Mark Huff also emphasizes the importance of relationships, even in the age of increasingly present technology. “There are a lot of people out there that say the younger generations are trying to buy more things online. Because of what we do, it would be very difficult to transition our business into something you could go online and purchase because we are on the wholesale side of it. There may be some industries where internet purchasing works well, but I don’t see that happening in my line of business,” he says.

Eyes on the Future
Good relationships with customers are clearly still important, but multigenerational family businesses sometimes fail not because of poor relationships but because of a fear of change. Both Robbins Lumber and Huff Lumber see evolution of their businesses as an important aspect of success. Alden Robbins says their company knows it needs to be flexible and adapt to the times while keeping grounded in the company’s traditional areas of excellence of quality and customer service. 

Despite being in retirement, Jim Robbins is enthusiastic about developing new products and markets. “What excites me is getting orders away from the competition because we can do something they can’t or we can service the account better,” he says. 

As for Huff Lumber, both Mark and Troy Huff cite the process of implementing a new computer system for the office. This type of change might scare a leader who is stuck in their ways, but Huff Lumber is focused on improving its practices and keeping up with the times. 

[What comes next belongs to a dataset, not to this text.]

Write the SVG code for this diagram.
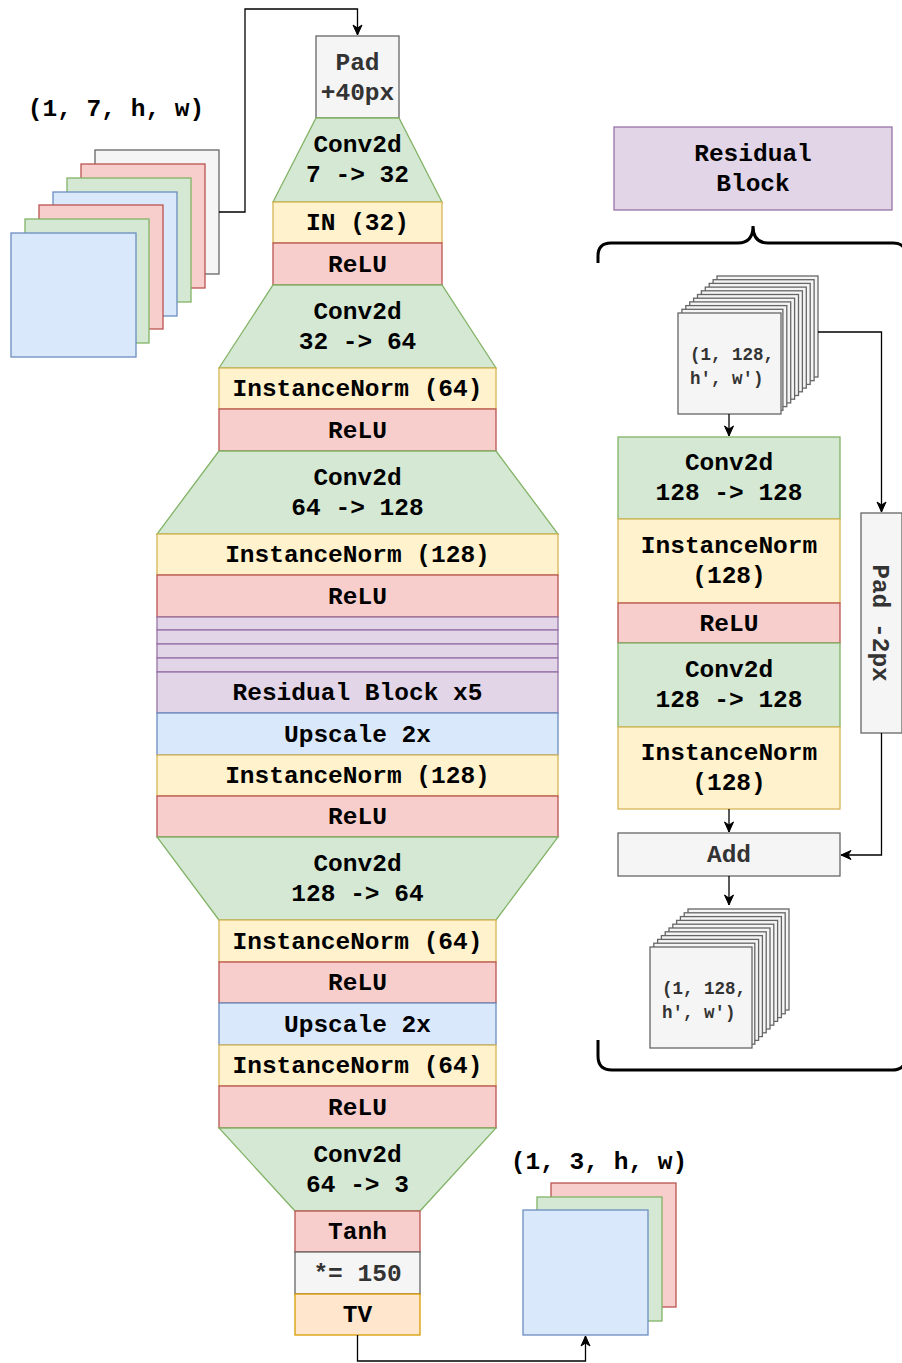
<svg xmlns="http://www.w3.org/2000/svg" width="902" height="1363" viewBox="0 0 902 1363">
  <style>
    text { font-family: "Liberation Mono", "Courier New", monospace; font-weight: bold; font-size: 24.5px; fill: #000; text-anchor: middle; }
    text.dim { fill: #333; }
    text.small { font-size: 17.5px; text-anchor: start; fill: #333; }
    .green { fill: #d5e8d4; stroke: #82b366; stroke-width: 1.3; }
    .yellow { fill: #fff2cc; stroke: #d6b656; stroke-width: 1.3; }
    .red { fill: #f8cecc; stroke: #b85450; stroke-width: 1.3; }
    .blue { fill: #dae8fc; stroke: #6c8ebf; stroke-width: 1.3; }
    .purple { fill: #e1d5e7; stroke: #9673a6; stroke-width: 1.3; }
    .gray { fill: #f5f5f5; stroke: #666; stroke-width: 1.3; }
    .orange { fill: #ffe6cc; stroke: #d79b00; stroke-width: 1.3; }
    .edge { fill: none; stroke: #000; stroke-width: 1.3; }
    .brace { fill: none; stroke: #000; stroke-width: 3; }
  </style>
  <defs>
    <marker id="arrow" markerUnits="userSpaceOnUse" markerWidth="12" markerHeight="12" viewBox="0 0 12 12" refX="11" refY="6" orient="auto">
      <path d="M1,1.5 L11,6 L1,10.5 L4,6 Z" fill="#000" stroke="#000" stroke-width="1"/>
    </marker>
  </defs>

  <!-- input tensor (1, 7, h, w) -->
  <g id="input">
    <text x="116" y="116">(1, 7, h, w)</text>
    <rect class="gray" x="95" y="150" width="124" height="124"/>
    <rect class="red" x="81" y="164" width="124" height="124"/>
    <rect class="green" x="67" y="178" width="124" height="124"/>
    <rect class="blue" x="53" y="192" width="124" height="124"/>
    <rect class="red" x="39" y="205" width="124" height="124"/>
    <rect class="green" x="25" y="219" width="124" height="124"/>
    <rect class="blue" x="11" y="233" width="125" height="124"/>
  </g>

  <!-- generator column -->
  <g id="pad40">
    <rect class="gray" x="316" y="36" width="83" height="82"/>
    <text class="dim" x="357.5" y="70">Pad</text>
    <text class="dim" x="357.5" y="100">+40px</text>
  </g>
  <g id="conv1">
    <polygon class="green" points="316,118 399,118 442,202 273,202"/>
    <text x="357.5" y="152">Conv2d</text>
    <text x="357.5" y="182">7 -&gt; 32</text>
  </g>
  <g id="in32">
    <rect class="yellow" x="273" y="202" width="169" height="41"/>
    <text x="357.5" y="230">IN (32)</text>
  </g>
  <g id="relu1">
    <rect class="red" x="273" y="243" width="169" height="42"/>
    <text x="357.5" y="271.5">ReLU</text>
  </g>
  <g id="conv2">
    <polygon class="green" points="273,285 442,285 496,368 219,368"/>
    <text x="357.5" y="318.5">Conv2d</text>
    <text x="357.5" y="348.5">32 -&gt; 64</text>
  </g>
  <g id="in64a">
    <rect class="yellow" x="219" y="368" width="277" height="41"/>
    <text x="357.5" y="396">InstanceNorm (64)</text>
  </g>
  <g id="relu2">
    <rect class="red" x="219" y="409" width="277" height="42"/>
    <text x="357.5" y="437.5">ReLU</text>
  </g>
  <g id="conv3">
    <polygon class="green" points="219,451 496,451 558,534 157,534"/>
    <text x="357.5" y="484.5">Conv2d</text>
    <text x="357.5" y="514.5">64 -&gt; 128</text>
  </g>
  <g id="in128a">
    <rect class="yellow" x="157" y="534" width="401" height="41"/>
    <text x="357.5" y="562">InstanceNorm (128)</text>
  </g>
  <g id="relu3">
    <rect class="red" x="157" y="575" width="401" height="42"/>
    <text x="357.5" y="603.5">ReLU</text>
  </g>
  <g id="resblocks">
    <rect class="purple" x="157" y="617" width="401" height="13"/>
    <rect class="purple" x="157" y="630" width="401" height="14"/>
    <rect class="purple" x="157" y="644" width="401" height="14"/>
    <rect class="purple" x="157" y="658" width="401" height="14"/>
    <rect class="purple" x="157" y="672" width="401" height="41"/>
    <text x="357.5" y="700">Residual Block x5</text>
  </g>
  <g id="up1">
    <rect class="blue" x="157" y="713" width="401" height="42"/>
    <text x="357.5" y="741.5">Upscale 2x</text>
  </g>
  <g id="in128b">
    <rect class="yellow" x="157" y="755" width="401" height="41"/>
    <text x="357.5" y="783">InstanceNorm (128)</text>
  </g>
  <g id="relu4">
    <rect class="red" x="157" y="796" width="401" height="41"/>
    <text x="357.5" y="824">ReLU</text>
  </g>
  <g id="conv4">
    <polygon class="green" points="157,837 558,837 496,920 219,920"/>
    <text x="357.5" y="870.5">Conv2d</text>
    <text x="357.5" y="900.5">128 -&gt; 64</text>
  </g>
  <g id="in64b">
    <rect class="yellow" x="219" y="920" width="277" height="42"/>
    <text x="357.5" y="948.5">InstanceNorm (64)</text>
  </g>
  <g id="relu5">
    <rect class="red" x="219" y="962" width="277" height="41"/>
    <text x="357.5" y="990">ReLU</text>
  </g>
  <g id="up2">
    <rect class="blue" x="219" y="1003" width="277" height="42"/>
    <text x="357.5" y="1031.5">Upscale 2x</text>
  </g>
  <g id="in64c">
    <rect class="yellow" x="219" y="1045" width="277" height="41"/>
    <text x="357.5" y="1073">InstanceNorm (64)</text>
  </g>
  <g id="relu6">
    <rect class="red" x="219" y="1086" width="277" height="42"/>
    <text x="357.5" y="1114.5">ReLU</text>
  </g>
  <g id="conv5">
    <polygon class="green" points="219,1128 496,1128 420,1211 295,1211"/>
    <text x="357.5" y="1161.5">Conv2d</text>
    <text x="357.5" y="1191.5">64 -&gt; 3</text>
  </g>
  <g id="tanh">
    <rect class="red" x="295" y="1211" width="125" height="41"/>
    <text x="357.5" y="1239">Tanh</text>
  </g>
  <g id="scale">
    <rect class="gray" x="295" y="1252" width="125" height="42"/>
    <text class="dim" x="357.5" y="1280.5">*= 150</text>
  </g>
  <g id="tv">
    <rect class="orange" x="295" y="1294" width="125" height="41"/>
    <text x="357.5" y="1322">TV</text>
  </g>

  <!-- output tensor (1, 3, h, w) -->
  <g id="output">
    <text x="599" y="1169">(1, 3, h, w)</text>
    <rect class="red" x="551" y="1183" width="125" height="124"/>
    <rect class="green" x="537" y="1197" width="125" height="124"/>
    <rect class="blue" x="523" y="1210" width="125" height="125"/>
  </g>

  <!-- residual block detail -->
  <g id="res-title">
    <rect class="purple" x="614" y="127" width="278" height="83"/>
    <text x="753" y="161">Residual</text>
    <text x="753" y="191">Block</text>
  </g>
  <g id="res-braces">
    <path class="brace" d="M598,263 L598,256 Q598,243 611,243 L738,243 Q753,243 753,226 Q753,243 768,243 L893,243 Q906,243 906,256"/>
    <path class="brace" d="M598,1040 L598,1056 Q598,1070 612,1070 L892,1070 Q906,1070 906,1056"/>
  </g>
  <g id="res-input">
    <rect class="gray" x="717" y="276" width="101" height="101"/>
    <rect class="gray" x="713.1" y="279.7" width="101" height="101"/>
    <rect class="gray" x="709.2" y="283.4" width="101" height="101"/>
    <rect class="gray" x="705.3" y="287.1" width="101" height="101"/>
    <rect class="gray" x="701.4" y="290.8" width="101" height="101"/>
    <rect class="gray" x="697.5" y="294.5" width="101" height="101"/>
    <rect class="gray" x="693.6" y="298.2" width="101" height="101"/>
    <rect class="gray" x="689.7" y="301.9" width="101" height="101"/>
    <rect class="gray" x="685.8" y="305.6" width="101" height="101"/>
    <rect class="gray" x="681.9" y="309.3" width="101" height="101"/>
    <rect class="gray" x="678" y="313" width="103" height="101"/>
    <text class="small" x="690" y="360">(1, 128,</text>
    <text class="small" x="690" y="384">h', w')</text>
  </g>
  <g id="res-conv1">
    <rect class="green" x="618" y="437" width="222" height="82"/>
    <text x="729" y="470">Conv2d</text>
    <text x="729" y="500">128 -&gt; 128</text>
  </g>
  <g id="res-in1">
    <rect class="yellow" x="618" y="519" width="222" height="84"/>
    <text x="729" y="553">InstanceNorm</text>
    <text x="729" y="583">(128)</text>
  </g>
  <g id="res-relu">
    <rect class="red" x="618" y="603" width="222" height="40"/>
    <text x="729" y="630.5">ReLU</text>
  </g>
  <g id="res-conv2">
    <rect class="green" x="618" y="643" width="222" height="84"/>
    <text x="729" y="677">Conv2d</text>
    <text x="729" y="707">128 -&gt; 128</text>
  </g>
  <g id="res-in2">
    <rect class="yellow" x="618" y="727" width="222" height="82"/>
    <text x="729" y="760">InstanceNorm</text>
    <text x="729" y="790">(128)</text>
  </g>
  <g id="res-pad">
    <rect class="gray" x="861" y="513" width="41" height="220"/>
    <text class="dim" transform="translate(881.5,623) rotate(90)" x="0" y="9">Pad -2px</text>
  </g>
  <g id="res-add">
    <rect class="gray" x="618" y="833" width="222" height="43"/>
    <text class="dim" x="729" y="862">Add</text>
  </g>
  <g id="res-output">
    <rect class="gray" x="688" y="909" width="101" height="101"/>
    <rect class="gray" x="684.2" y="912.8" width="101" height="101"/>
    <rect class="gray" x="680.4" y="916.6" width="101" height="101"/>
    <rect class="gray" x="676.6" y="920.4" width="101" height="101"/>
    <rect class="gray" x="672.8" y="924.2" width="101" height="101"/>
    <rect class="gray" x="669" y="928" width="101" height="101"/>
    <rect class="gray" x="665.2" y="931.8" width="101" height="101"/>
    <rect class="gray" x="661.4" y="935.6" width="101" height="101"/>
    <rect class="gray" x="657.6" y="939.4" width="101" height="101"/>
    <rect class="gray" x="653.8" y="943.2" width="101" height="101"/>
    <rect class="gray" x="650" y="947" width="102" height="101"/>
    <text class="small" x="662" y="994">(1, 128,</text>
    <text class="small" x="662" y="1018">h', w')</text>
  </g>

  <!-- connectors -->
  <g id="connectors">
    <path class="edge" d="M219,212 L245,212 L245,9 L357.5,9 L357.5,35" marker-end="url(#arrow)"/>
    <path class="edge" d="M357.5,1335 L357.5,1361 L585.5,1361 L585.5,1336" marker-end="url(#arrow)"/>
    <path class="edge" d="M729,414 L729,436" marker-end="url(#arrow)"/>
    <path class="edge" d="M818,332 L881.5,332 L881.5,512" marker-end="url(#arrow)"/>
    <path class="edge" d="M881.5,733 L881.5,855 L841,855" marker-end="url(#arrow)"/>
    <path class="edge" d="M729,809 L729,832" marker-end="url(#arrow)"/>
    <path class="edge" d="M729,876 L729,905" marker-end="url(#arrow)"/>
  </g>
</svg>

“There are a couple ideas that I may [suggest], but the one nice thing is [my dad] either trusts me or is willing to let me make my own mistakes, so I haven’t run into an issue where I come to an idea and he shuts me down,” Troy says.

There’s not much stopping a family business where every member is on the same page and willing to do what it takes to succeed. 

– Anthony Muck is manager of customer support for DMSi, Omaha, Ne., and 2016 chairman of North American Wholesale Lumber Association’s marketing committee.